Miss respetos
Diez millones de frascos de perfume, Coqueterías y Mujercitas, un casette de Parchís, un muñeco de Alf, un vestidito de Mi pequeño pony, una cabrita que se llama Madonna, Jeannette Rodríguez en el televisor haciendo de Cristal con Carlos Mata, la música de Flashdance, los lentes flúor, los jardineros de jean, nenes que dicen “Qué copante” o frases como “La gremlin esa”: desde el emporio de los ochenta (“No me gusta nada que sea de los noventa” dice en un momento Natalia) llega una historia recompleja, retorcida, banal, que a todo el mundo le viene gustando –menos a la iglesia, me imagino. Punto para Martín Sastre, que estrena justo en la semana del deschave retrógrado.

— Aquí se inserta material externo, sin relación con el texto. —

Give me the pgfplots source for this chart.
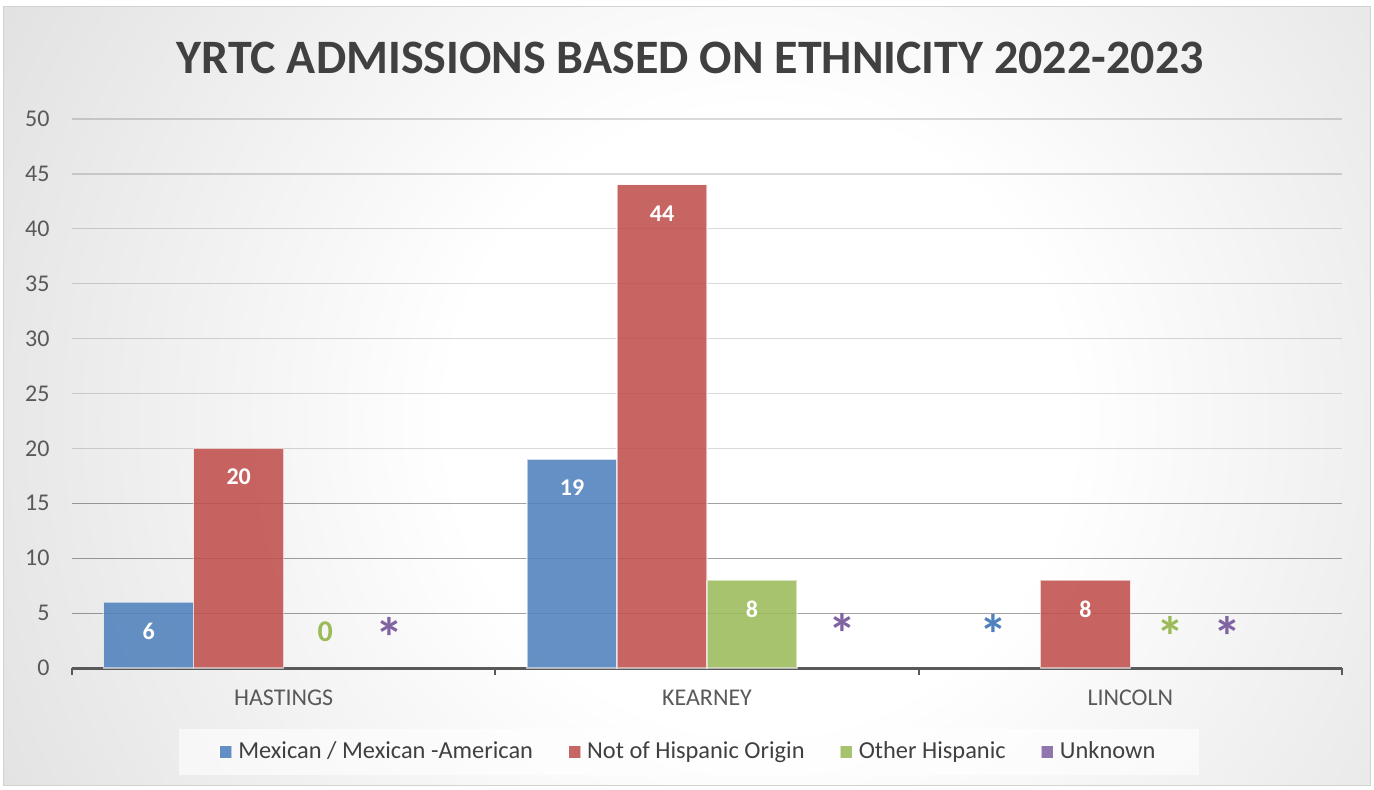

Miss Tacuarembó es Natalia (pero no, porque acá todo es mentira), una nenita que de pueblo chico y ultraconservador-opresivo-grotesco, sueño mediante, viene a Buenos Aires para presentarse a cuanto casting pueda y así cumplir el sueño de cantar y bailar, como Madonna, como Jennifer Beals, veinte años después del apogeo ochentero de las mismas. Hay algo trágico de por sí, en ese sueño. Natalia ahora tiene treinta, un par de arruguitas debajo de los ojos, y el mundo es un poco distinto: es el mundo del reality. Por eso el sueño –acaso degradado, ah, tema para pensar- es salir en el programa conducido por Rossy de Palma y, excusa del reencuentro con una madre que no se quiere mediante, terminar cantando frente a la cámara.

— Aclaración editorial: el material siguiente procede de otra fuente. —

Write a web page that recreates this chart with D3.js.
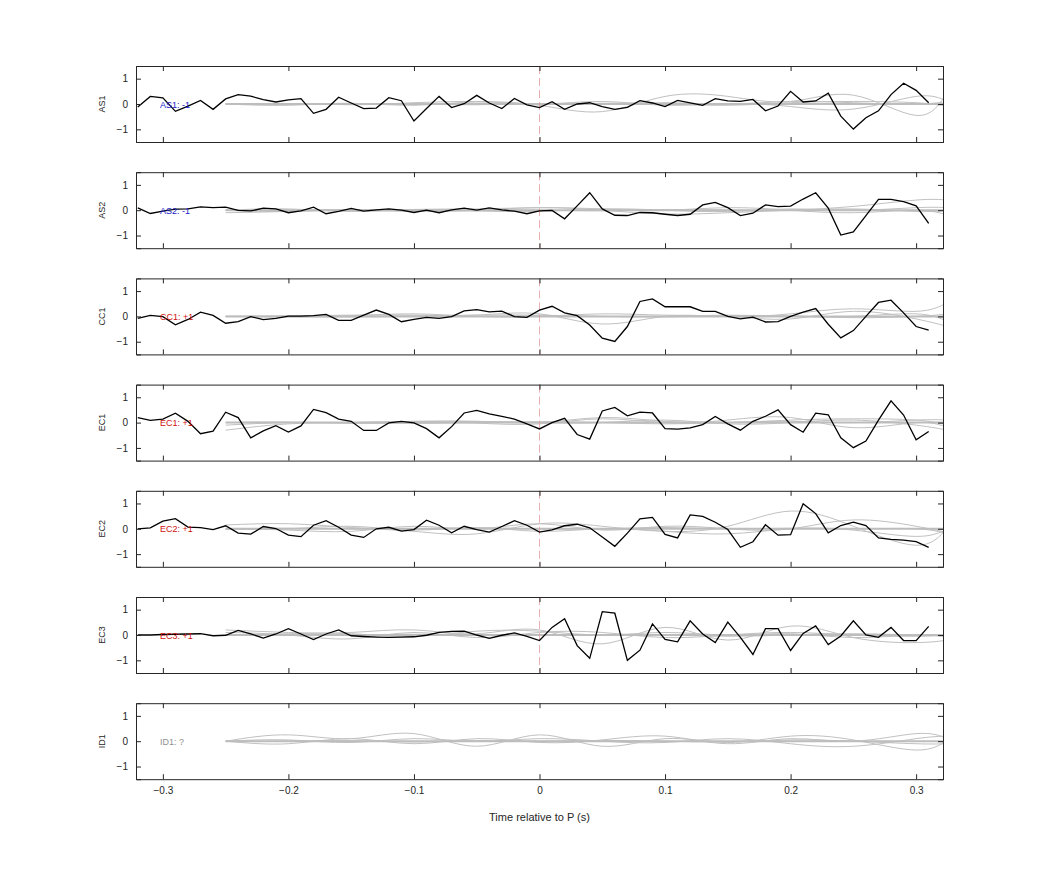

De los ochentas aburridos y pueblerinos –relato centrado en una iglesia tremebunda comandada por la siniestra mandamás del pueblo (sorpresa ahí), contracara mal vestida de la mandamás real que pasa en auto revoleando pañuelos perfumados- a la actualidad de la changuita en Cristo Park, parque temático cristiano (más redundancia por mi parte imposible), hay muchas ideas y vueltas espiraladas y confusas, imprevistas, que el espectador de buena voluntad, ya sea porque tenga diez o le guste Natalia o comparta la nostalgia por los ochentas o porque se entregue como nunca nadie a la fragmentación caótica del mundo, podrá disfrutar como chico en el carrito de tren fantasma, de giros bruscos y sorpresas sorpresivas que quieren sorprender, y que harán al espectador escéptico preguntarse si este Sastre sabe armar un traje.
¿Es posible no pensar, mientras se está viendo Miss Tacuarembó, “esta película podía haber sido buenísima”? No, no es posible. Primero que nada, porque Natalia es hermosa y justifica todo, cada vez que aparece. Porque cuando empiezan los títulos y la voz de ella canta, mal pero dulcemente, como corresponde, Mi vida eres tú, y después What a feeling mientras dos chicos ensayan una coreografía con la gracia irrefutable de los chicos cuando imitan mal y juegan para nadie, yo, por lo menos, que fui una nena en los ochentas y entiendo la vuelta desesperada a la ingenuidad de la época, ya estaba adentro. ¿En qué momento la película se empieza a resquebrajar, hasta caerse al piso sin demasiado estruendo como el Cristo de yeso de esa iglesia? Probablemente cuando aparece Mónica Villa en el mismo papel de Esperando la carroza, como si fuera gracioso. Probablemente más cuando aparece la villana sobreactuada por una pobre Natalia que no puede disfrazarse más para hacer de otra cosa. Probablemente, del todo, cuando la madre de Natalia llora, recargada de maquillaje y colorete en los cachetes pero de verdad, frente a una Rossy de Palma que festeja (hace rato que no veo una actriz tan maltratada).
El problema es del tono, y de la mezcla de tonos, y del pastiche que a veces funciona y a veces no. Acá, lo terrible no parece terrible y el terror no da terror, lo alegre alegra pero hasta ahí nomás –es la sonrisa de Natalia- y todo termina con un clip que parece propaganda de John Cook. ¡Qué lástima! Cuando se hace tanta fuerza para ser divertido, lo que sale es, bueno, eso que a veces sale cuando se hace mucha fuerza. Habría que poner a Miss Tacuarembó al lado de Camino, que también es sobre la ingenuidad y la fantasía y la imaginación contrastadas con el terror de la opresión, pero bien hecha y zarpada, para dilucidar la fórmula que a veces da una película buenísima y otras veces una cosa, medio aburrida. O habría que pensar que los ochentas son un poco inimitables y que no hay nada más difícil, cuando se elige lo berreta y trabajar con materiales fascinantes por altamente fetichizados, que hacer una buena película mala.